INSTRUCTIONS FOR THE TASK:
Emit a verbatim copy of the lines below from the line with "Emit a Python" through the line with "4.256, 4.903, 5.63]", excluding pictures and everything outside that range.

A block of data:

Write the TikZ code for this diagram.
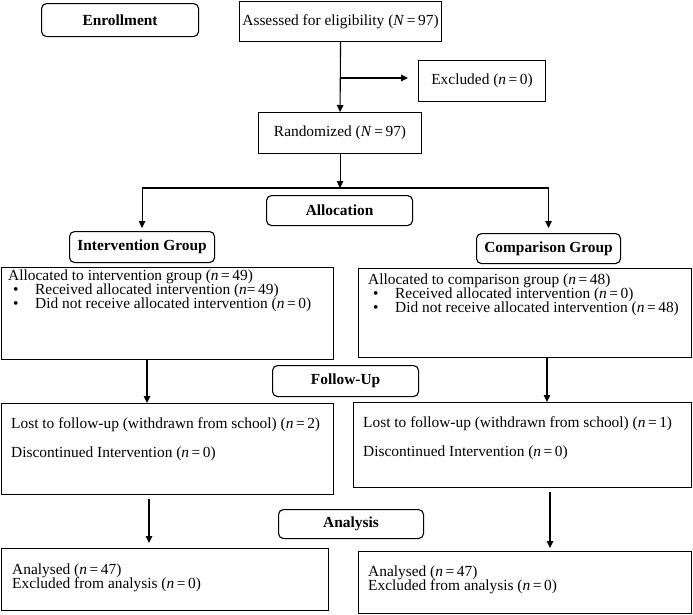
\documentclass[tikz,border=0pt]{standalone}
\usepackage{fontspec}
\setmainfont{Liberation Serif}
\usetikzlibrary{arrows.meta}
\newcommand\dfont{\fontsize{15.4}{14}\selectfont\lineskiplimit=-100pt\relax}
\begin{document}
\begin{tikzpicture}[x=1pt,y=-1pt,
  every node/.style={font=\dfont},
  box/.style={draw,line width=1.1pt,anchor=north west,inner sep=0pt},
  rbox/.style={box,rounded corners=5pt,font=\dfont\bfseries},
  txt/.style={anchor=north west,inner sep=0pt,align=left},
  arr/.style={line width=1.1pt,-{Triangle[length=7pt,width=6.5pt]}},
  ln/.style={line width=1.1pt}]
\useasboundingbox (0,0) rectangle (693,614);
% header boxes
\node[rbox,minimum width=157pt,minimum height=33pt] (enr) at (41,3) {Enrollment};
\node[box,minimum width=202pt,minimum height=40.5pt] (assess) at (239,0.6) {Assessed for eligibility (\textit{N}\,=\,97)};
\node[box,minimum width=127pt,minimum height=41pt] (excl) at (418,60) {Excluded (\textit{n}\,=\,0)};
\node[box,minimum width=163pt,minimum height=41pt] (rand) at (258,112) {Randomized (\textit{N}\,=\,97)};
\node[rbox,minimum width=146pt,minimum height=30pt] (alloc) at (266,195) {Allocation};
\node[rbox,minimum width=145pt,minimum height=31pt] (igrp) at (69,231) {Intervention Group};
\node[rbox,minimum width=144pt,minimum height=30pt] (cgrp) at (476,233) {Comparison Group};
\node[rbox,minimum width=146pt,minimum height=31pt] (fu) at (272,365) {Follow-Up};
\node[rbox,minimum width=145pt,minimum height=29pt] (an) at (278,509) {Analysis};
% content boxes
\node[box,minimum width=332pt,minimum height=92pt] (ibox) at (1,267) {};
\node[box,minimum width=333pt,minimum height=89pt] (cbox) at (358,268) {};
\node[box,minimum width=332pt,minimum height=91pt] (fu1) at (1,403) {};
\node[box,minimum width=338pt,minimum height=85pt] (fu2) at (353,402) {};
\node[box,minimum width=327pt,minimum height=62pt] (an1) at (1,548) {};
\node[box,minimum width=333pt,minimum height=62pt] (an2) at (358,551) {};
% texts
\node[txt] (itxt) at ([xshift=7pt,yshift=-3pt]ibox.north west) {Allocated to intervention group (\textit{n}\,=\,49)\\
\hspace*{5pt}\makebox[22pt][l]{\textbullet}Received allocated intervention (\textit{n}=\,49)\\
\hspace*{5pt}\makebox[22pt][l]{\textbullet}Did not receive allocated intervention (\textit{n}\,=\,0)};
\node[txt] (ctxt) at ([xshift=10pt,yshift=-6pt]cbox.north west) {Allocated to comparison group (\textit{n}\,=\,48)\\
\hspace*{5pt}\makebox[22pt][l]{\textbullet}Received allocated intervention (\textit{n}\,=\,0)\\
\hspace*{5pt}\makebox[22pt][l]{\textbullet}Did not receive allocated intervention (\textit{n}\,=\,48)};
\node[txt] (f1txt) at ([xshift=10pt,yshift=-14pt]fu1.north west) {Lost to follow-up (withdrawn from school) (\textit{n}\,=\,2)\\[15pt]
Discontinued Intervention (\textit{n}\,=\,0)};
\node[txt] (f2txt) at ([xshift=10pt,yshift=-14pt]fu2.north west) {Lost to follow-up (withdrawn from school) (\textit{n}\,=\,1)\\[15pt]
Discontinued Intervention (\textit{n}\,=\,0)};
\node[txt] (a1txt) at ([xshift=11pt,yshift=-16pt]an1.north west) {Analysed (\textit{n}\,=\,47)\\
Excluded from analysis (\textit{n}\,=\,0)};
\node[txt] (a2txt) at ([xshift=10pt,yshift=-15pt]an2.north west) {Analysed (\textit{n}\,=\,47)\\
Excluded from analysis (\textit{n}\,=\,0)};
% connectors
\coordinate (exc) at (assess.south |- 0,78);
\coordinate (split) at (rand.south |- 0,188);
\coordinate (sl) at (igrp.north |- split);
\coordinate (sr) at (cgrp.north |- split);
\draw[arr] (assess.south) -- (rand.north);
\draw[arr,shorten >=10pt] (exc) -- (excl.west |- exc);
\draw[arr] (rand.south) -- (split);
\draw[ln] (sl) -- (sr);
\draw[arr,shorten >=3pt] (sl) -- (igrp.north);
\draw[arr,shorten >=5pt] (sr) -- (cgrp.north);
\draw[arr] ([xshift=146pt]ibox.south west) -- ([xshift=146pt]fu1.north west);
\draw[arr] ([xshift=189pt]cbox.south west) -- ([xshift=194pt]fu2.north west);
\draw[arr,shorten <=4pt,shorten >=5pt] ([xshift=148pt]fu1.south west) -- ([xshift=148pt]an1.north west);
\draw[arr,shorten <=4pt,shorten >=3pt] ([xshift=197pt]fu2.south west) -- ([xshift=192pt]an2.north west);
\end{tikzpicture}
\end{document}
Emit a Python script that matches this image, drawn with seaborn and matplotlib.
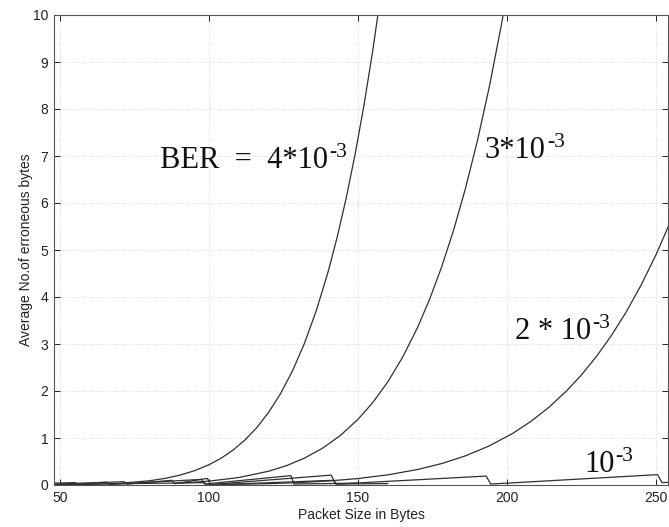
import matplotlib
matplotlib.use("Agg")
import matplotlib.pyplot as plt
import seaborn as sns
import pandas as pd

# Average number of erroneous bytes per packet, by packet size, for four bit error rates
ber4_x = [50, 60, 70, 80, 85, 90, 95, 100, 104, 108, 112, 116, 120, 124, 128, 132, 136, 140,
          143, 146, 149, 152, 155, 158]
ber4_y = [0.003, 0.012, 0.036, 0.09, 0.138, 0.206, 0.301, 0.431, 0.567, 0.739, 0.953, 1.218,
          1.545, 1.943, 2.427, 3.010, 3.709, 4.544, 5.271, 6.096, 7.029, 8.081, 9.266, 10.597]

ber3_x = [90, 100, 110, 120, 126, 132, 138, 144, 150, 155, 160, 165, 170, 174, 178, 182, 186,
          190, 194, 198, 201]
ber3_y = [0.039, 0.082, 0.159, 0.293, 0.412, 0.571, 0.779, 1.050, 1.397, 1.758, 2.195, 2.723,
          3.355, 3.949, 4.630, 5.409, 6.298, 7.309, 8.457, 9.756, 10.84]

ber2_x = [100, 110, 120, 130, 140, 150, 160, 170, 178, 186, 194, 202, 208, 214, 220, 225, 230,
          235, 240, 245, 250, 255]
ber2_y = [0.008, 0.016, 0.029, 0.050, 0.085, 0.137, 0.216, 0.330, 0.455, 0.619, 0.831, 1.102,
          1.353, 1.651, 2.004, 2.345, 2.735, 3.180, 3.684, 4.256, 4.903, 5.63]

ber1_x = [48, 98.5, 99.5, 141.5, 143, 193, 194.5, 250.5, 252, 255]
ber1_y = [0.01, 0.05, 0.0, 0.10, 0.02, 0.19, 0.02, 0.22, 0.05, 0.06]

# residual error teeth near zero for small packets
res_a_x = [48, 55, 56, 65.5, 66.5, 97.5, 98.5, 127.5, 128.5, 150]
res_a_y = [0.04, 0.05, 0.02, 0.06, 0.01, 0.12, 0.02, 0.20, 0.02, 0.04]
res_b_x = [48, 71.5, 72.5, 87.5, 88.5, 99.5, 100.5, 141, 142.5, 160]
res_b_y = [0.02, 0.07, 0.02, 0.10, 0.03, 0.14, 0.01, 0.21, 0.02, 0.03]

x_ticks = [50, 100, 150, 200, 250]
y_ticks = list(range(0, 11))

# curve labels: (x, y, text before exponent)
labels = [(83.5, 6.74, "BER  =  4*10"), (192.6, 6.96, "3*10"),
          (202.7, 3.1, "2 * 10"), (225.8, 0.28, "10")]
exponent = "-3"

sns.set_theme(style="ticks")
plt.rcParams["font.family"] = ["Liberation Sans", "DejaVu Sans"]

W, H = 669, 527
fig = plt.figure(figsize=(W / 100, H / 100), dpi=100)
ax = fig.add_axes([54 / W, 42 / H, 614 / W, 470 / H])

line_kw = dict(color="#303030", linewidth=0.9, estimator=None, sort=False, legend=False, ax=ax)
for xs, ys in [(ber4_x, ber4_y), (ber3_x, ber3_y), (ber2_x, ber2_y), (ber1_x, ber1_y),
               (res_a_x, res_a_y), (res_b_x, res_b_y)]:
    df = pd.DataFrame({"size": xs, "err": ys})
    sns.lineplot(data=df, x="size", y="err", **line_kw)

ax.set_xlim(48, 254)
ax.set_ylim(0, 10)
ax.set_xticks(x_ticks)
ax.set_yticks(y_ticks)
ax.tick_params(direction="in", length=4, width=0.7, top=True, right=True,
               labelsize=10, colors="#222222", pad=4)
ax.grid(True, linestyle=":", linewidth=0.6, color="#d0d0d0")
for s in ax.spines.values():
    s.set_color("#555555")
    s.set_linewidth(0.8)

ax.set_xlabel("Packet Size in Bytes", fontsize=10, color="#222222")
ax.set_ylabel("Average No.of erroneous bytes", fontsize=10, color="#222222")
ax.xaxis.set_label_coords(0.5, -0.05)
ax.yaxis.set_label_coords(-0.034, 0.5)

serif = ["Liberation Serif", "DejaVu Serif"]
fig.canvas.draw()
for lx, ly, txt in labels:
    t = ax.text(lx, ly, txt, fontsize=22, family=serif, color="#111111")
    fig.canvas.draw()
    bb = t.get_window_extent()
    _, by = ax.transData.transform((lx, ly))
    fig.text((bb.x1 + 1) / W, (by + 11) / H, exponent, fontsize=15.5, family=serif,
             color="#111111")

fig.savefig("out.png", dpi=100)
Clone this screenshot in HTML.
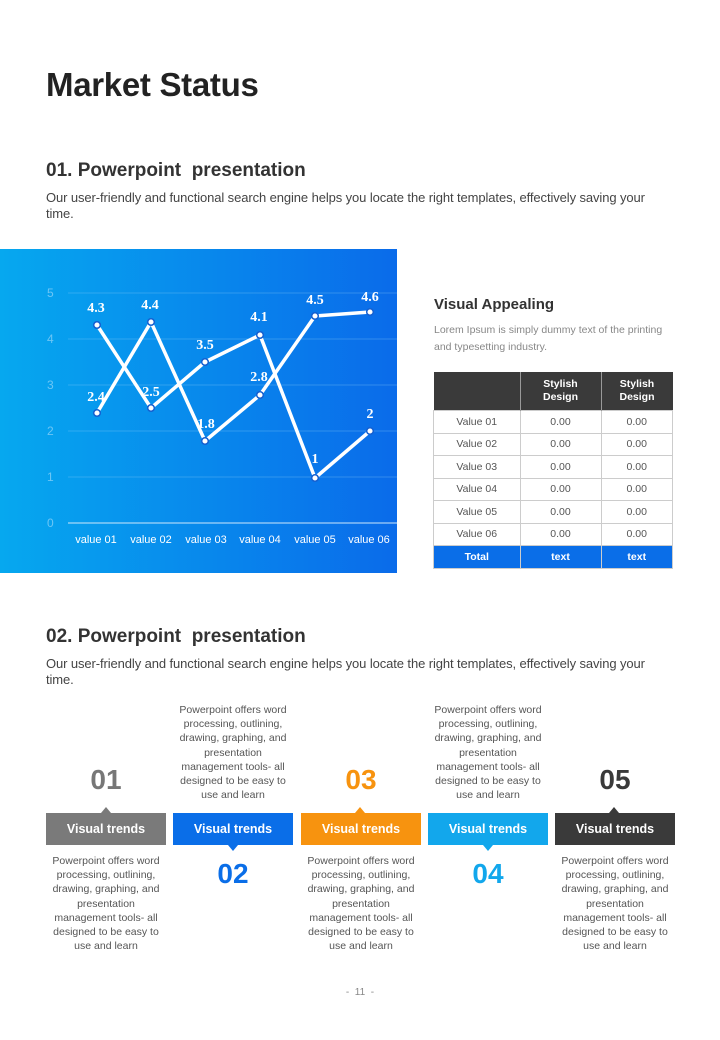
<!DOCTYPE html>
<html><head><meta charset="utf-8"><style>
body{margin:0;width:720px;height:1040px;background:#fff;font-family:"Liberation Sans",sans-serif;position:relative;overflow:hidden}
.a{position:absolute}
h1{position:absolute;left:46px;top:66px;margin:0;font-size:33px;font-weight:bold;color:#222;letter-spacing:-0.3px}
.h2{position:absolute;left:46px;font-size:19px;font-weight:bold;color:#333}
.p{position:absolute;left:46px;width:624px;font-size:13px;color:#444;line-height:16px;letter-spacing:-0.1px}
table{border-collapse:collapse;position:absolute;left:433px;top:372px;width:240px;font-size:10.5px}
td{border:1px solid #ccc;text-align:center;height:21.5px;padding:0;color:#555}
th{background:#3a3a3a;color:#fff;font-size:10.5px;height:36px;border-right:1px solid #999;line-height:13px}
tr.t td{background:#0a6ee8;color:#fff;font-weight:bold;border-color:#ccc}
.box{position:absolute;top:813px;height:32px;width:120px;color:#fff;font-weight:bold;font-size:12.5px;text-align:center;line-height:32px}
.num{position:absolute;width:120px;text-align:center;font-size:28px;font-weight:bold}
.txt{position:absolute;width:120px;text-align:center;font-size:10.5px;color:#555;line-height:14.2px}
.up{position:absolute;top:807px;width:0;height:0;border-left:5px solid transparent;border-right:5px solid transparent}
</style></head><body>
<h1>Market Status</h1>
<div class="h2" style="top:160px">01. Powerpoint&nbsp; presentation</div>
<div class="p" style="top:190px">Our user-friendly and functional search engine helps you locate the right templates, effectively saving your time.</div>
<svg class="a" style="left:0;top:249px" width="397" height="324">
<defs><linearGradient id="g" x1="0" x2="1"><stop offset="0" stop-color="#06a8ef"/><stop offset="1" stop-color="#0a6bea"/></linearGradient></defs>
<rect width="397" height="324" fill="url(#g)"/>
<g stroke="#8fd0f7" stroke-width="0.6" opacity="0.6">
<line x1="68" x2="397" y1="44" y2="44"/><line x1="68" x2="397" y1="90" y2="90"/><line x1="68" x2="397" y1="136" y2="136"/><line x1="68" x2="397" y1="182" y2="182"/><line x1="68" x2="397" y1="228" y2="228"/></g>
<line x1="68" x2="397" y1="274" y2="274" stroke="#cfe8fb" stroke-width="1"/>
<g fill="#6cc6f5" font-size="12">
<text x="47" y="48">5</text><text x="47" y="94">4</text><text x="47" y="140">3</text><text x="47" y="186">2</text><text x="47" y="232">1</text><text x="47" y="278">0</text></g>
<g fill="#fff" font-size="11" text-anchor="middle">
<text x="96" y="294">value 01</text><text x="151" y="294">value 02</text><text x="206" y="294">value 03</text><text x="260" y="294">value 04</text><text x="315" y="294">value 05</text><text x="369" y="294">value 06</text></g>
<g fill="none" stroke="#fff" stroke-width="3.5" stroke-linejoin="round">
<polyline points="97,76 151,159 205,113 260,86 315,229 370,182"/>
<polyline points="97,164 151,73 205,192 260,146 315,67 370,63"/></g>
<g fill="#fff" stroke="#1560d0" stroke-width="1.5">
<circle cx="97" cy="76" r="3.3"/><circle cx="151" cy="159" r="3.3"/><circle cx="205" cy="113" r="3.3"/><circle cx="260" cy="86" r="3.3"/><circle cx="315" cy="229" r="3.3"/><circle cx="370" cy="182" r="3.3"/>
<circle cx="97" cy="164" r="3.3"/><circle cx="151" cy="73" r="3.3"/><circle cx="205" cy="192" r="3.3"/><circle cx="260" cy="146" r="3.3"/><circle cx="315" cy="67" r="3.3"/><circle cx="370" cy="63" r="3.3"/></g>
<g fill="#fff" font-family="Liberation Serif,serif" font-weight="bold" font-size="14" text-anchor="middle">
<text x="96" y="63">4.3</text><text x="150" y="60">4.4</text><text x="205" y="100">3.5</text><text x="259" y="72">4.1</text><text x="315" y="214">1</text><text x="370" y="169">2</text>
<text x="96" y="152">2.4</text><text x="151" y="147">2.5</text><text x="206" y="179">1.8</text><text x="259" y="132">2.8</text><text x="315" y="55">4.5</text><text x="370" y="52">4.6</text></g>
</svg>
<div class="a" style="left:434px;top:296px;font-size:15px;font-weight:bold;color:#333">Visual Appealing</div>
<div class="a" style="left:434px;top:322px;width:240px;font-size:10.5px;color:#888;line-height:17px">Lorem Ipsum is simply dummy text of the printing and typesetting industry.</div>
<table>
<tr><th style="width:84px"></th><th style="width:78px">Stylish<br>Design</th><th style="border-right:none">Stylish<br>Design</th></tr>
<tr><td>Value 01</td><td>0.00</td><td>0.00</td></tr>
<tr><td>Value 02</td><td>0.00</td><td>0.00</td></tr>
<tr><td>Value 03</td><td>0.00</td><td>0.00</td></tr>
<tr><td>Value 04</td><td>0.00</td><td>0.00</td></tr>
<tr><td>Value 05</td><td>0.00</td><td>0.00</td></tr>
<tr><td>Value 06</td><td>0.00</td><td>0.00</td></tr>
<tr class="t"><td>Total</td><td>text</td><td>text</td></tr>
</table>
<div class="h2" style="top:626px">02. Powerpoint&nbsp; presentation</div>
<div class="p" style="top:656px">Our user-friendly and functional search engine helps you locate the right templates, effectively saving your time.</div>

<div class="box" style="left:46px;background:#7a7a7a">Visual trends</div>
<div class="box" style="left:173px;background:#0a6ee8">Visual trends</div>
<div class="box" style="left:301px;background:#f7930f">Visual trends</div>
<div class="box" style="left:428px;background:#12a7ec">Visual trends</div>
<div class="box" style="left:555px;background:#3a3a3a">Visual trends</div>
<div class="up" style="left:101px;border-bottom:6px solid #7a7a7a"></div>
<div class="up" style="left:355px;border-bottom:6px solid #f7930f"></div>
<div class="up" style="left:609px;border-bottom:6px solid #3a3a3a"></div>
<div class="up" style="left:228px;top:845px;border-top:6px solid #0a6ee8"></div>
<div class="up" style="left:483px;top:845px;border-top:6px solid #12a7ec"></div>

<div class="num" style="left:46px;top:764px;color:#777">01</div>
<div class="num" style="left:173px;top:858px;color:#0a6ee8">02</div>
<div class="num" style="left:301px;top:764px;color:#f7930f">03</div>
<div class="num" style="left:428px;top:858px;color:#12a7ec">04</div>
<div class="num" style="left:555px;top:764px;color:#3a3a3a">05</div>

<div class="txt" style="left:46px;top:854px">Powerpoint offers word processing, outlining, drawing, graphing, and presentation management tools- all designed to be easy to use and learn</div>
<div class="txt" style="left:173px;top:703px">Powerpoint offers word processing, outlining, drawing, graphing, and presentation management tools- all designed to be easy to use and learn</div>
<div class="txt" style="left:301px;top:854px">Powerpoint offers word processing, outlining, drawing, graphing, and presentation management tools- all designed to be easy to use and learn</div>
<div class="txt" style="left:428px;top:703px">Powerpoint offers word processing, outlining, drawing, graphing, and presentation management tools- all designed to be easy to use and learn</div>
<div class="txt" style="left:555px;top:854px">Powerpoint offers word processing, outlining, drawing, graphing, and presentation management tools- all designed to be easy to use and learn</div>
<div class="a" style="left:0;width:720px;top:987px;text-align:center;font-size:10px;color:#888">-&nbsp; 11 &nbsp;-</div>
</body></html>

SOLVED PROBLEM:
Emit a Python script that matches this image, drawn with seaborn and matplotlib.
import matplotlib
matplotlib.use("Agg")
import matplotlib.pyplot as plt
import seaborn as sns
import pandas as pd

# Average number of erroneous bytes per packet, by packet size, for four bit error rates
ber4_x = [50, 60, 70, 80, 85, 90, 95, 100, 104, 108, 112, 116, 120, 124, 128, 132, 136, 140,
          143, 146, 149, 152, 155, 158]
ber4_y = [0.003, 0.012, 0.036, 0.09, 0.138, 0.206, 0.301, 0.431, 0.567, 0.739, 0.953, 1.218,
          1.545, 1.943, 2.427, 3.010, 3.709, 4.544, 5.271, 6.096, 7.029, 8.081, 9.266, 10.597]

ber3_x = [90, 100, 110, 120, 126, 132, 138, 144, 150, 155, 160, 165, 170, 174, 178, 182, 186,
          190, 194, 198, 201]
ber3_y = [0.039, 0.082, 0.159, 0.293, 0.412, 0.571, 0.779, 1.050, 1.397, 1.758, 2.195, 2.723,
          3.355, 3.949, 4.630, 5.409, 6.298, 7.309, 8.457, 9.756, 10.84]

ber2_x = [100, 110, 120, 130, 140, 150, 160, 170, 178, 186, 194, 202, 208, 214, 220, 225, 230,
          235, 240, 245, 250, 255]
ber2_y = [0.008, 0.016, 0.029, 0.050, 0.085, 0.137, 0.216, 0.330, 0.455, 0.619, 0.831, 1.102,
          1.353, 1.651, 2.004, 2.345, 2.735, 3.180, 3.684, 4.256, 4.903, 5.63]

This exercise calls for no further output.